■ Entries shown
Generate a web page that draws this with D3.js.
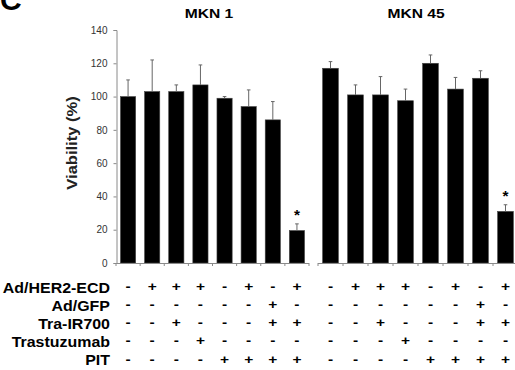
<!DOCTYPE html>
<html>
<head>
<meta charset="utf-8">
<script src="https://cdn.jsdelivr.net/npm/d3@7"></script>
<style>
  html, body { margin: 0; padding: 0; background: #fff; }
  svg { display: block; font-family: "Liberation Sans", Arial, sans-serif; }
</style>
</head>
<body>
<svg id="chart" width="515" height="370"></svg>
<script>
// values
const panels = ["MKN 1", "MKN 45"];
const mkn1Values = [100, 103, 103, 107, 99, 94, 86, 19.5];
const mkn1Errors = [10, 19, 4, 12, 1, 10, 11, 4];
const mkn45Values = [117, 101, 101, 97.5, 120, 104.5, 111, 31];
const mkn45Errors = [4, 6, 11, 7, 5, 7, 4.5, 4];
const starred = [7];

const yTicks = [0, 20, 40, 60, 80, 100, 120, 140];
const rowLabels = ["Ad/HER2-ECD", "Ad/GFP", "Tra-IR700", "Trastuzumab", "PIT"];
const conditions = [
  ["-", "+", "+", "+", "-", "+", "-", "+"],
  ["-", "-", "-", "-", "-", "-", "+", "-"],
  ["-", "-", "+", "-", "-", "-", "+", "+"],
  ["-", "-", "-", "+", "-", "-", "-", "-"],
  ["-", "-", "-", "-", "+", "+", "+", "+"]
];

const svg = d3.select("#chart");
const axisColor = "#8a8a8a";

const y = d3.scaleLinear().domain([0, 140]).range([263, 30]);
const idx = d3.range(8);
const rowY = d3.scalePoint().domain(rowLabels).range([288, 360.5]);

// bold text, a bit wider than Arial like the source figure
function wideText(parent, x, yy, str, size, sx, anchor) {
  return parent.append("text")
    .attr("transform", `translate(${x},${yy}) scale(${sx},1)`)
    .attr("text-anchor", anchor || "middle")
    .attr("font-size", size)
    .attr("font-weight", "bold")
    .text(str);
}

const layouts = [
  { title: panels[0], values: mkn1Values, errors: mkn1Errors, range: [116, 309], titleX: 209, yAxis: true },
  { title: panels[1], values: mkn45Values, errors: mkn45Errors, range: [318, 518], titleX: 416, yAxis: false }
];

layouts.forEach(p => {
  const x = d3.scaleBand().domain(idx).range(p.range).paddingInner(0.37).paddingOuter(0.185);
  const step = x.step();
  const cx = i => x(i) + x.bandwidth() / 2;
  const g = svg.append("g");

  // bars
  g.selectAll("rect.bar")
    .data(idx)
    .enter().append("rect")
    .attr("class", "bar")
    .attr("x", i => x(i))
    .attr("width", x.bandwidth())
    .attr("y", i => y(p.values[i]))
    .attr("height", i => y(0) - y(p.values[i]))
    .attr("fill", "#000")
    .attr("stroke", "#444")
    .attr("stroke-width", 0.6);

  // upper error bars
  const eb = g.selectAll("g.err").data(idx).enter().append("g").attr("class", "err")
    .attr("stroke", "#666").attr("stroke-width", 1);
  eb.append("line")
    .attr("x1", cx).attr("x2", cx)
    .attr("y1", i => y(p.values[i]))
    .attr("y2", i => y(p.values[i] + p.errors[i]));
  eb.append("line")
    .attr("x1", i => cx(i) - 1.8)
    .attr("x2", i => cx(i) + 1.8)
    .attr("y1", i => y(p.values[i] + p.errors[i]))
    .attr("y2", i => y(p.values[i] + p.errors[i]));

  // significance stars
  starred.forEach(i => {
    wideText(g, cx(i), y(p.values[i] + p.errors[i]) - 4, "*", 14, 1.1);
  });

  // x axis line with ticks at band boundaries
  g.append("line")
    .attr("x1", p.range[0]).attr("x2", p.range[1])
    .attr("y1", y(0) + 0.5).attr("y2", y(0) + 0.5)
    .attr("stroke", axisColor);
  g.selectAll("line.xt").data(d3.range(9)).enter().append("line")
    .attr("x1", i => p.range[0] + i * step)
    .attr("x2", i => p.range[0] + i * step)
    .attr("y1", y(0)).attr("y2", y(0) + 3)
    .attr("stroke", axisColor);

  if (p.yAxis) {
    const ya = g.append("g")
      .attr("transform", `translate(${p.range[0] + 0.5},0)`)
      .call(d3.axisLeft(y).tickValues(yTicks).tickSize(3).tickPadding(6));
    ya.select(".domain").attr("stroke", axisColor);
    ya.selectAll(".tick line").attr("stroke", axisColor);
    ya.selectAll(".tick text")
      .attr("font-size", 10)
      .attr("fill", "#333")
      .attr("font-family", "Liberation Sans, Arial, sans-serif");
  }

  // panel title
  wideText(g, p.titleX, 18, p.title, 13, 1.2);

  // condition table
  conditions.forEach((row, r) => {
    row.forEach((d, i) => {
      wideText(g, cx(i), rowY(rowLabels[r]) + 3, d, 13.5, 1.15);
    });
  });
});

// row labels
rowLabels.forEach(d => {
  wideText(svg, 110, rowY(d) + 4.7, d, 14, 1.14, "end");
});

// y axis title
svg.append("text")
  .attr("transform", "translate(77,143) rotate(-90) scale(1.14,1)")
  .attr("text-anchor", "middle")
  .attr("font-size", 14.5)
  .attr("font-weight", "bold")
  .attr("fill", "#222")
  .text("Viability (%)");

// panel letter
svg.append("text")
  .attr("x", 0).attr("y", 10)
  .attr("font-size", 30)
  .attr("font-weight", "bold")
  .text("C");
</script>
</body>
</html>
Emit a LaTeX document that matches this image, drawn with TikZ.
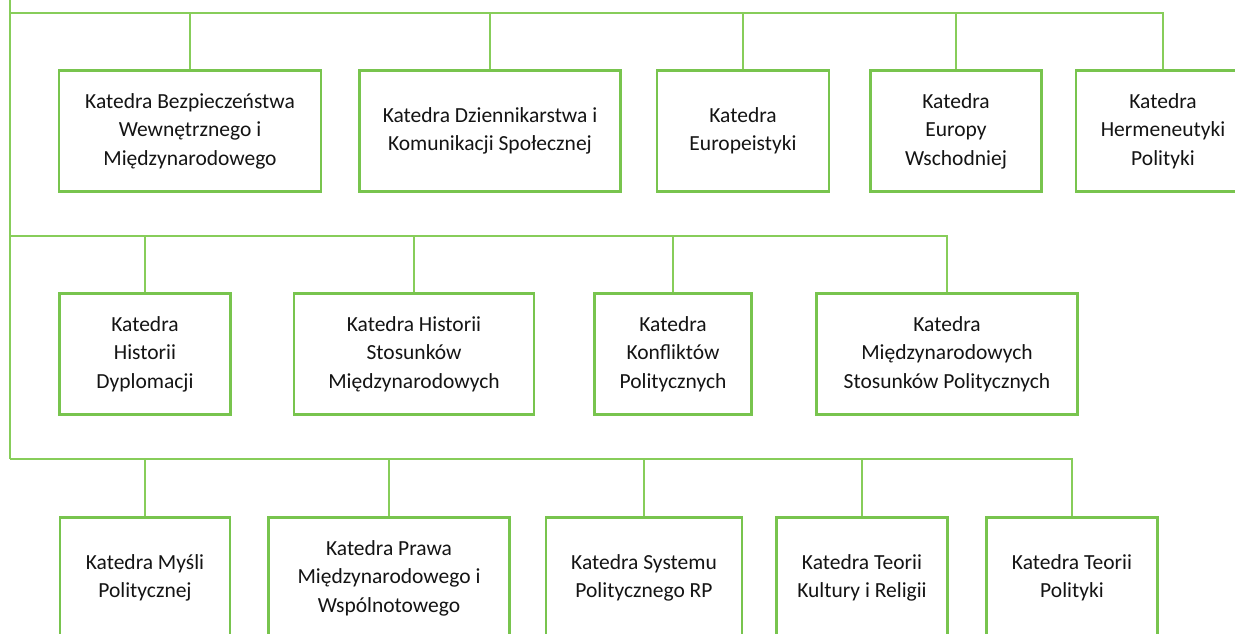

■ Stated task
Omit the pictures and restate the rest of the records verbatim.

■ Result
Generate a web page that draws this with D3.js.
<!DOCTYPE html>
<html>
<head>
<meta charset="utf-8">
<script src="https://cdn.jsdelivr.net/npm/d3@7"></script>
<style>
  html, body { margin: 0; padding: 0; background: #fff; }
  svg { display: block; font-family: "Liberation Sans", Arial, sans-serif; }
</style>
</head>
<body>
<svg id="chart" width="515" height="370"></svg>
<script>
// values
const panels = ["MKN 1", "MKN 45"];
const mkn1Values = [100, 103, 103, 107, 99, 94, 86, 19.5];
const mkn1Errors = [10, 19, 4, 12, 1, 10, 11, 4];
const mkn45Values = [117, 101, 101, 97.5, 120, 104.5, 111, 31];
const mkn45Errors = [4, 6, 11, 7, 5, 7, 4.5, 4];
const starred = [7];

const yTicks = [0, 20, 40, 60, 80, 100, 120, 140];
const rowLabels = ["Ad/HER2-ECD", "Ad/GFP", "Tra-IR700", "Trastuzumab", "PIT"];
const conditions = [
  ["-", "+", "+", "+", "-", "+", "-", "+"],
  ["-", "-", "-", "-", "-", "-", "+", "-"],
  ["-", "-", "+", "-", "-", "-", "+", "+"],
  ["-", "-", "-", "+", "-", "-", "-", "-"],
  ["-", "-", "-", "-", "+", "+", "+", "+"]
];

const svg = d3.select("#chart");
const axisColor = "#8a8a8a";

const y = d3.scaleLinear().domain([0, 140]).range([263, 30]);
const idx = d3.range(8);
const rowY = d3.scalePoint().domain(rowLabels).range([288, 360.5]);

// bold text, a bit wider than Arial like the source figure
function wideText(parent, x, yy, str, size, sx, anchor) {
  return parent.append("text")
    .attr("transform", `translate(${x},${yy}) scale(${sx},1)`)
    .attr("text-anchor", anchor || "middle")
    .attr("font-size", size)
    .attr("font-weight", "bold")
    .text(str);
}

const layouts = [
  { title: panels[0], values: mkn1Values, errors: mkn1Errors, range: [116, 309], titleX: 209, yAxis: true },
  { title: panels[1], values: mkn45Values, errors: mkn45Errors, range: [318, 518], titleX: 416, yAxis: false }
];

layouts.forEach(p => {
  const x = d3.scaleBand().domain(idx).range(p.range).paddingInner(0.37).paddingOuter(0.185);
  const step = x.step();
  const cx = i => x(i) + x.bandwidth() / 2;
  const g = svg.append("g");

  // bars
  g.selectAll("rect.bar")
    .data(idx)
    .enter().append("rect")
    .attr("class", "bar")
    .attr("x", i => x(i))
    .attr("width", x.bandwidth())
    .attr("y", i => y(p.values[i]))
    .attr("height", i => y(0) - y(p.values[i]))
    .attr("fill", "#000")
    .attr("stroke", "#444")
    .attr("stroke-width", 0.6);

  // upper error bars
  const eb = g.selectAll("g.err").data(idx).enter().append("g").attr("class", "err")
    .attr("stroke", "#666").attr("stroke-width", 1);
  eb.append("line")
    .attr("x1", cx).attr("x2", cx)
    .attr("y1", i => y(p.values[i]))
    .attr("y2", i => y(p.values[i] + p.errors[i]));
  eb.append("line")
    .attr("x1", i => cx(i) - 1.8)
    .attr("x2", i => cx(i) + 1.8)
    .attr("y1", i => y(p.values[i] + p.errors[i]))
    .attr("y2", i => y(p.values[i] + p.errors[i]));

  // significance stars
  starred.forEach(i => {
    wideText(g, cx(i), y(p.values[i] + p.errors[i]) - 4, "*", 14, 1.1);
  });

  // x axis line with ticks at band boundaries
  g.append("line")
    .attr("x1", p.range[0]).attr("x2", p.range[1])
    .attr("y1", y(0) + 0.5).attr("y2", y(0) + 0.5)
    .attr("stroke", axisColor);
  g.selectAll("line.xt").data(d3.range(9)).enter().append("line")
    .attr("x1", i => p.range[0] + i * step)
    .attr("x2", i => p.range[0] + i * step)
    .attr("y1", y(0)).attr("y2", y(0) + 3)
    .attr("stroke", axisColor);

  if (p.yAxis) {
    const ya = g.append("g")
      .attr("transform", `translate(${p.range[0] + 0.5},0)`)
      .call(d3.axisLeft(y).tickValues(yTicks).tickSize(3).tickPadding(6));
    ya.select(".domain").attr("stroke", axisColor);
    ya.selectAll(".tick line").attr("stroke", axisColor);
    ya.selectAll(".tick text")
      .attr("font-size", 10)
      .attr("fill", "#333")
      .attr("font-family", "Liberation Sans, Arial, sans-serif");
  }

  // panel title
  wideText(g, p.titleX, 18, p.title, 13, 1.2);

  // condition table
  conditions.forEach((row, r) => {
    row.forEach((d, i) => {
      wideText(g, cx(i), rowY(rowLabels[r]) + 3, d, 13.5, 1.15);
    });
  });
});

// row labels
rowLabels.forEach(d => {
  wideText(svg, 110, rowY(d) + 4.7, d, 14, 1.14, "end");
});

// y axis title
svg.append("text")
  .attr("transform", "translate(77,143) rotate(-90) scale(1.14,1)")
  .attr("text-anchor", "middle")
  .attr("font-size", 14.5)
  .attr("font-weight", "bold")
  .attr("fill", "#222")
  .text("Viability (%)");

// panel letter
svg.append("text")
  .attr("x", 0).attr("y", 10)
  .attr("font-size", 30)
  .attr("font-weight", "bold")
  .text("C");
</script>
</body>
</html>
Emit a LaTeX document that matches this image, drawn with TikZ.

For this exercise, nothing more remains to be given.